There has been fighting in the southern Philippines for decades
The Philippines' Supreme Court has blocked the signing of a territorial deal between the government and Muslim separatists in the south of the nation.
The two sides were due to formalise a deal on Tuesday widening an existing Muslim autonomous region.
But the court acted after Catholic lawmakers from the region said they had not been adequately consulted.
Rebels from the Moro Islamic Liberation Front have been fighting for self-rule in the southern Philippines for years.
The agreement was intended to kick-start peace talks aimed at ending nearly four decades of conflict.
In late June, the two sides agreed that a six-province Muslim autonomous region on the island of Mindanao would be expanded to include 712 villages, subject to the agreement of villagers in a vote.
But some Catholic lawmakers fear such a move could lead to more sectarian violence, and there have been large rallies against the agreement.
"Do not build a Berlin Wall among the people in Mindanao," Celso Lobregat, mayor of the mainly Catholic city of Zamboanga, told a 10,000-strong crowd.
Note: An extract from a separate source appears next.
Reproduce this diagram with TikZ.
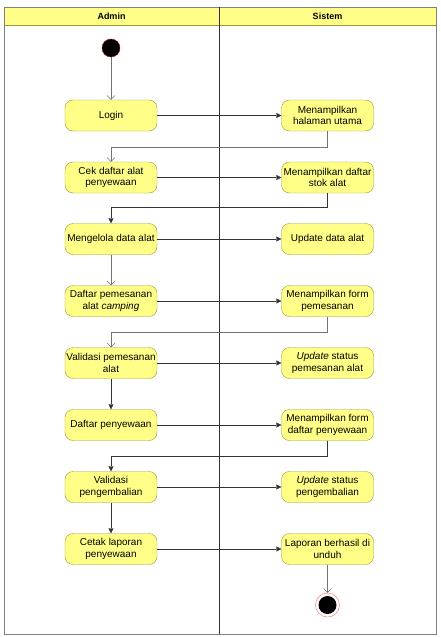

The court has now temporarily suspended the deal and ordered the government to make its case at a hearing on 15 August.
The deal remains controversial.
Supporters, including President Gloria Arroyo, say it is badly needed to help end a war that has cost more than 100,000 lives and left the southern Philippines mired in poverty, says the BBC's Michael Barker in Manila.
But critics say the agreement is tantamount to allowing the establishment of an independent state within the country, something that is outlawed by the constitution, our correspondent adds.